Ferreira and Weinberg (2020) introduced the Deferred Revelation Auction (DRA) as a communication-efficient auction that avoids the limitations found by Akbarpour and Li (2020) under the assumption of the use of cryptographic commitments and as long as bidder valuations are MHR.


The two-stage process starts with bidders posting commitments to their bids along with collateral. In the second stage, they reveal their actual bids, and if they fail to do so, their collateral is forfeited. The central idea behind this process is to ensure that if the auctioneer cheats, for example, by adding a fake bid in a second-price auction, they will be penalized by having their assets seized.

The challenge lies in determining the appropriate amount of collateral required from the bidders. The use of a public blockchain for the posting of commitments limits the ability of the auctioneer to deviate from the rules, as compared to a private setup.

The required collateral for an auction depends on the bidders’ valuations of the item being sold. If the valuation distribution is very spread out, then the collateral required may be significantly higher than the bid amount.

When communication between the auctioneer and bidder occurs through a private channel, it’s challenging to control deviations from honest behaviour due to the large strategy space of deviations. As a result, only “nice” valuation distributions that are not “jumpy” (monotone hazard) can be handled.

However, even when assuming a private channel, some transactions in DEX MEV auctions may require fatter-tailed distributions, and some extreme liquidation cases may not be handled by any independent private auction.

The original credible auction paper suggests modelling the interaction between the bidders and auctioneers as a game tree that includes the set of messages they can exchange. Having commitments on a public blockchain changes the strategy space, allowing for wider and fatter value distributions. This is because by forcing the commitments to be on a public blockchain, the auctioneer cannot deviate as much as in a private setting.

However, Ferreira and Weinberg (2020) showed that DRA is not credible when bidder valuations are strongly regular unless greater than 1. In this paper, the authors inquire about the ability of blockchains to design a wider range of credible auctions. They answer affirmatively by demonstrating that DRA is credible for strongly regular distributions for all values greater than 0 if executed on a secure and censorship-resistant blockchain.

The authors argue that ledger technology offers two properties that reduce deviations from self-interested auctioneers. First, the availability of smart contracts allows for extending credibility to situations where the auctioneer does not have a reputation, addressing one of the main limitations of the definition of credibility from Akbarpour and Li (2020).

Secondly, blockchains enable the implementation of mechanisms through a public broadcast channel, eliminating the adaptive undetectable deviations that led to the negative results of Ferreira and Weinberg (2020).

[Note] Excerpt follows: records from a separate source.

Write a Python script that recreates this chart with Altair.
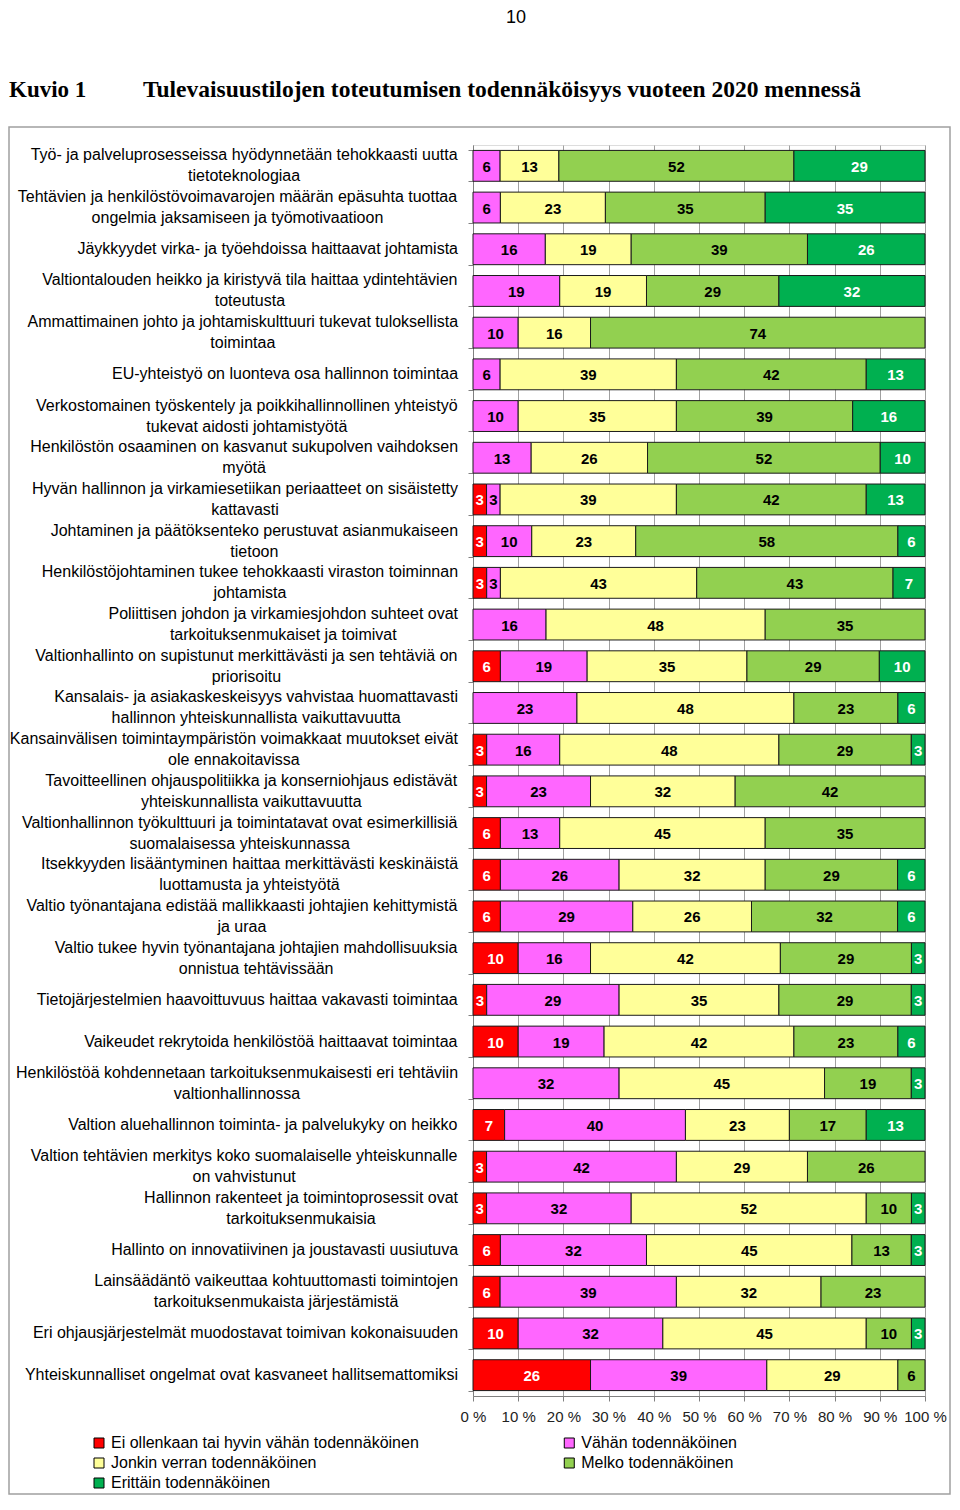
import altair as alt
import pandas as pd

# ---------------- data ----------------
categories = [
    "Ei ollenkaan tai hyvin vähän todennäköinen",
    "Vähän todennäköinen",
    "Jonkin verran todennäköinen",
    "Melko todennäköinen",
    "Erittäin todennäköinen",
]
colors = ["#FF0000", "#FF66FF", "#FFFF99", "#92D050", "#00B050"]

labels = [
    "Työ- ja palveluprosesseissa hyödynnetään tehokkaasti uutta\ntietoteknologiaa",
    "Tehtävien ja henkilöstövoimavarojen määrän epäsuhta tuottaa\nongelmia jaksamiseen ja työmotivaatioon",
    "Jäykkyydet virka- ja työehdoissa haittaavat johtamista",
    "Valtiontalouden heikko ja kiristyvä tila haittaa ydintehtävien\ntoteutusta",
    "Ammattimainen johto ja johtamiskulttuuri tukevat tuloksellista\ntoimintaa",
    "EU-yhteistyö on luonteva osa hallinnon toimintaa",
    "Verkostomainen työskentely ja poikkihallinnollinen yhteistyö\ntukevat aidosti johtamistyötä",
    "Henkilöstön osaaminen on kasvanut sukupolven vaihdoksen\nmyötä",
    "Hyvän hallinnon ja virkamiesetiikan periaatteet on sisäistetty\nkattavasti",
    "Johtaminen ja päätöksenteko perustuvat asianmukaiseen\ntietoon",
    "Henkilöstöjohtaminen tukee tehokkaasti viraston toiminnan\njohtamista",
    "Poliittisen johdon ja virkamiesjohdon suhteet ovat\ntarkoituksenmukaiset ja toimivat",
    "Valtionhallinto on supistunut merkittävästi ja sen tehtäviä on\npriorisoitu",
    "Kansalais- ja asiakaskeskeisyys vahvistaa huomattavasti\nhallinnon yhteiskunnallista vaikuttavuutta",
    "Kansainvälisen toimintaympäristön voimakkaat muutokset eivät\nole ennakoitavissa",
    "Tavoitteellinen ohjauspolitiikka ja konserniohjaus edistävät\nyhteiskunnallista vaikuttavuutta",
    "Valtionhallinnon työkulttuuri ja toimintatavat ovat esimerkillisiä\nsuomalaisessa yhteiskunnassa",
    "Itsekkyyden lisääntyminen haittaa merkittävästi keskinäistä\nluottamusta ja yhteistyötä",
    "Valtio työnantajana edistää mallikkaasti johtajien kehittymistä\nja uraa",
    "Valtio tukee hyvin työnantajana johtajien mahdollisuuksia\nonnistua tehtävissään",
    "Tietojärjestelmien haavoittuvuus haittaa vakavasti toimintaa",
    "Vaikeudet rekrytoida henkilöstöä haittaavat toimintaa",
    "Henkilöstöä kohdennetaan tarkoituksenmukaisesti eri tehtäviin\nvaltionhallinnossa",
    "Valtion aluehallinnon toiminta- ja palvelukyky on heikko",
    "Valtion tehtävien merkitys koko suomalaiselle yhteiskunnalle\non vahvistunut",
    "Hallinnon rakenteet ja toimintoprosessit ovat\ntarkoituksenmukaisia",
    "Hallinto on innovatiivinen ja joustavasti uusiutuva",
    "Lainsäädäntö vaikeuttaa kohtuuttomasti toimintojen\ntarkoituksenmukaista järjestämistä",
    "Eri ohjausjärjestelmät muodostavat toimivan kokonaisuuden",
    "Yhteiskunnalliset ongelmat ovat kasvaneet hallitsemattomiksi",
]

ei_ollenkaan = [0, 0, 0, 0, 0, 0, 0, 0, 3, 3, 3, 0, 6, 0, 3, 3, 6, 6, 6, 10, 3, 10, 0, 7, 3, 3, 6, 6, 10, 26]
vahan = [6, 6, 16, 19, 10, 6, 10, 13, 3, 10, 3, 16, 19, 23, 16, 23, 13, 26, 29, 16, 29, 19, 32, 40, 42, 32, 32, 39, 32, 39]
jonkin = [13, 23, 19, 19, 16, 39, 35, 26, 39, 23, 43, 48, 35, 48, 48, 32, 45, 32, 26, 42, 35, 42, 45, 23, 29, 52, 45, 32, 45, 29]
melko = [52, 35, 39, 29, 74, 42, 39, 52, 42, 58, 43, 35, 29, 23, 29, 42, 35, 29, 32, 29, 29, 23, 19, 17, 26, 10, 13, 23, 10, 6]
erittain = [29, 35, 26, 32, 0, 13, 16, 10, 13, 6, 7, 0, 10, 6, 3, 0, 0, 6, 6, 3, 3, 6, 3, 13, 0, 3, 3, 0, 3, 0]

x_ticks = [0, 0.1, 0.2, 0.3, 0.4, 0.5, 0.6, 0.7, 0.8, 0.9, 1.0]

page_number = "10"
figure_id = "Kuvio 1"
figure_title = "Tulevaisuustilojen toteutumisen todennäköisyys vuoteen 2020 mennessä"

# legend order (Vega fills legend columns top-to-bottom)
legend_order = [0, 2, 4, 1, 3]

# ---------------- layout constants ----------------
PLOT_W = 452
PLOT_H = 1251
FONT = "Liberation Sans"
LABEL_SIZE = 16
LEGEND_SIZE = 16
LABEL_GAP = 15
LINE_H = 21

# Arial / Liberation Sans advance widths (1/1000 em) used to centre wrapped labels
AW = {' ': 278, '-': 333, '.': 278, ',': 278, '%': 889,
      'a': 556, 'b': 556, 'c': 500, 'd': 556, 'e': 556, 'f': 278, 'g': 556, 'h': 556, 'i': 222,
      'j': 222, 'k': 500, 'l': 222, 'm': 833, 'n': 556, 'o': 556, 'p': 556, 'q': 556, 'r': 333,
      's': 500, 't': 278, 'u': 556, 'v': 500, 'w': 722, 'x': 500, 'y': 500, 'z': 500,
      'ä': 556, 'ö': 556, 'å': 556,
      'A': 667, 'B': 667, 'C': 722, 'D': 722, 'E': 667, 'F': 611, 'G': 778, 'H': 722, 'I': 278,
      'J': 500, 'K': 667, 'L': 556, 'M': 833, 'N': 722, 'O': 778, 'P': 667, 'Q': 778, 'R': 722,
      'S': 667, 'T': 611, 'U': 722, 'V': 667, 'W': 944, 'X': 667, 'Y': 667, 'Z': 611}


def text_w(s, size):
    return sum(AW.get(c, 556) for c in s) / 1000.0 * size


series = [ei_ollenkaan, vahan, jonkin, melko, erittain]
rows = []
for i, lab in enumerate(labels):
    for k, ser in enumerate(series):
        rows.append({"label": lab, "cat": categories[k], "order": k, "value": ser[i]})
df = pd.DataFrame(rows)

lab_df = pd.DataFrame({
    "label": labels,
    "nlines": [len(lab.split("\n")) for lab in labels],
    "cx": [-(LABEL_GAP + max(text_w(l, LABEL_SIZE) for l in lab.split("\n")) / 2.0) / PLOT_W
           for lab in labels],
})

xscale = alt.Scale(domain=[0, 1], nice=False, zero=False)
yscale = alt.Scale(domain=labels, paddingInner=0.26, paddingOuter=0.13)

xaxis = alt.Axis(values=x_ticks, labelExpr="round(datum.value*100) + ' %'",
                 labelOverlap=False, labelFlush=False,
                 grid=True, gridColor="#a0a0a0", gridWidth=1,
                 tickSize=5, tickColor="#808080", domainColor="#808080",
                 labelFont=FONT, labelFontSize=15, labelColor="#222222",
                 labelPadding=8, title=None, orient="bottom")
yaxis = alt.Axis(labels=False, ticks=True, tickBand="extent", tickSize=5,
                 tickColor="#808080", domainColor="#808080", grid=False, title=None,
                 orient="left")

leg_dom = [categories[k] for k in legend_order]
leg_rng = [colors[k] for k in legend_order]
legend_entry_w = 10 + 4 + text_w(categories[0], LEGEND_SIZE)
col_pad = 464 - legend_entry_w

base = (
    alt.Chart(df)
    .transform_filter("datum.value > 0")
    .transform_stack(stack="value", groupby=["label"], as_=["x0", "x1"],
                     offset="normalize", sort=[alt.SortField("order", order="ascending")])
    .transform_calculate(mid="(datum.x0 + datum.x1) / 2")
)

bars = base.mark_bar(stroke="#1a1a1a", strokeWidth=1).encode(
    x=alt.X("x0:Q", scale=xscale, axis=xaxis),
    x2="x1:Q",
    y=alt.Y("label:N", scale=yscale, sort=None, axis=yaxis),
    color=alt.Color("cat:N", scale=alt.Scale(domain=leg_dom, range=leg_rng),
                    legend=alt.Legend(orient="none", legendX=-382, legendY=1290, columns=2,
                                      title=None, symbolType="square", symbolSize=100,
                                      symbolStrokeColor="#000000", symbolStrokeWidth=1,
                                      labelFont=FONT, labelFontSize=LEGEND_SIZE,
                                      labelColor="#000000",
                                      labelLimit=600, columnPadding=col_pad, rowPadding=4,
                                      labelOffset=4, padding=0)),
    order=alt.Order("order:Q"),
)

bar_text = base.mark_text(font=FONT, fontSize=15, fontWeight="bold",
                          align="center", baseline="middle", dy=1).encode(
    x=alt.X("mid:Q", scale=xscale, axis=xaxis),
    y=alt.Y("label:N", scale=yscale, sort=None, axis=yaxis),
    text=alt.Text("value:Q"),
    color=alt.condition("datum.order == 0 || datum.order == 4",
                        alt.value("#ffffff"), alt.value("#000000")),
)

lab_base = alt.Chart(lab_df)
row_labels_1 = lab_base.transform_filter("datum.nlines == 1").mark_text(
    font=FONT, fontSize=LABEL_SIZE, align="center", baseline="middle",
    lineBreak="\n", lineHeight=LINE_H, color="#000000").encode(
    x=alt.X("cx:Q", scale=xscale, axis=xaxis),
    y=alt.Y("label:N", scale=yscale, sort=None, axis=yaxis),
    text="label:N",
)
row_labels_2 = lab_base.transform_filter("datum.nlines == 2").mark_text(
    font=FONT, fontSize=LABEL_SIZE, align="center", baseline="middle",
    lineBreak="\n", lineHeight=LINE_H, dy=-LINE_H / 2.0, color="#000000").encode(
    x=alt.X("cx:Q", scale=xscale, axis=xaxis),
    y=alt.Y("label:N", scale=yscale, sort=None, axis=yaxis),
    text="label:N",
)

one = pd.DataFrame({"k": [0]})
frame = alt.Chart(one).mark_rect(fillOpacity=0, stroke="#a0a0a0", strokeWidth=1.5).encode(
    x=alt.value(-464), x2=alt.value(477), y=alt.value(-18), y2=alt.value(1349))

pnum = alt.Chart(one).mark_text(font=FONT, fontSize=18, align="center", baseline="top",
                                color="#000000").encode(
    x=alt.value(43), y=alt.value(-136), text=alt.value(page_number))
fig_id = alt.Chart(one).mark_text(font="Liberation Serif", fontSize=23, fontWeight="bold",
                                  align="left", baseline="middle", color="#000000").encode(
    x=alt.value(-464), y=alt.value(-55), text=alt.value(figure_id))
fig_title = alt.Chart(one).mark_text(font="Liberation Serif", fontSize=23.5, fontWeight="bold",
                                     align="left", baseline="middle", color="#000000").encode(
    x=alt.value(-330), y=alt.value(-55), text=alt.value(figure_title))

chart = (
    alt.layer(bars, bar_text, row_labels_1, row_labels_2, frame, pnum, fig_id, fig_title)
    .properties(width=PLOT_W, height=PLOT_H,
                autosize=alt.AutoSizeParams(type="none"),
                padding={"left": 465, "top": 137, "right": 26, "bottom": 100})
    .configure_view(stroke="transparent")
    .configure(background="white")
)

chart.save("out.html", embed_options={"renderer": "svg", "actions": False})
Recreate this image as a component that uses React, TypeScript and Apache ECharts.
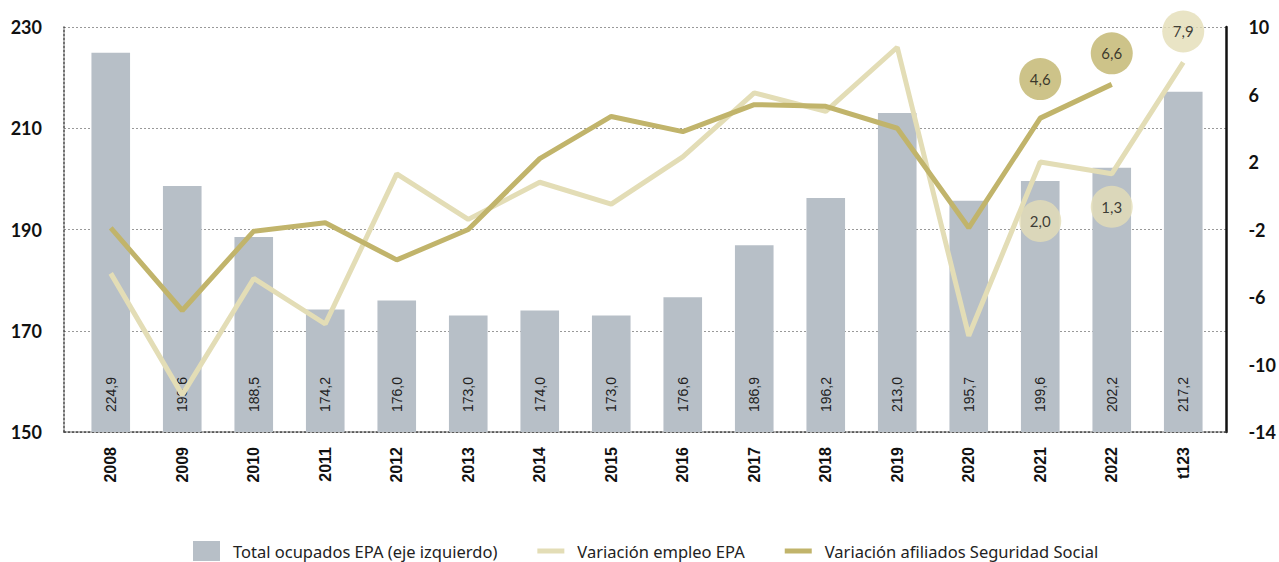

  • Networks like Flashbots’ SUAVE and SkipProtocol can serve as a clearinghouse for commitments, which use zero-knowledge proofs, to maintain credibility in auctions.
  • Public Broadcast Service (PBS) can be made credible through this auction process if consensus ensures the Deferred Revelation Auction (DRA) and the commitments.

Vitalik Buterin’s concept of “cost to deviate” is relevant to computing the cost of auctioneers deviating and censoring. Other possibilities include using zero-knowledge proofs or Fully Homomorphic Encryption (FHE) to:

  • Expand the range of valuation distributions that can be used, particularly in a strict model with FHE.
  • Model credible auctions with interdependencies.

In a time when even a giant like Google yields to demands for fair auctions, cryptocurrency has the potential to pioneer mechanism design. By using blockchain technology for auctions, it presents a new approach to overcoming the challenges in traditional auction methods. The transparency, security, and decentralized nature of blockchain provide a reliable and efficient auction process that can enhance total revenue for sellers and total value for buyers.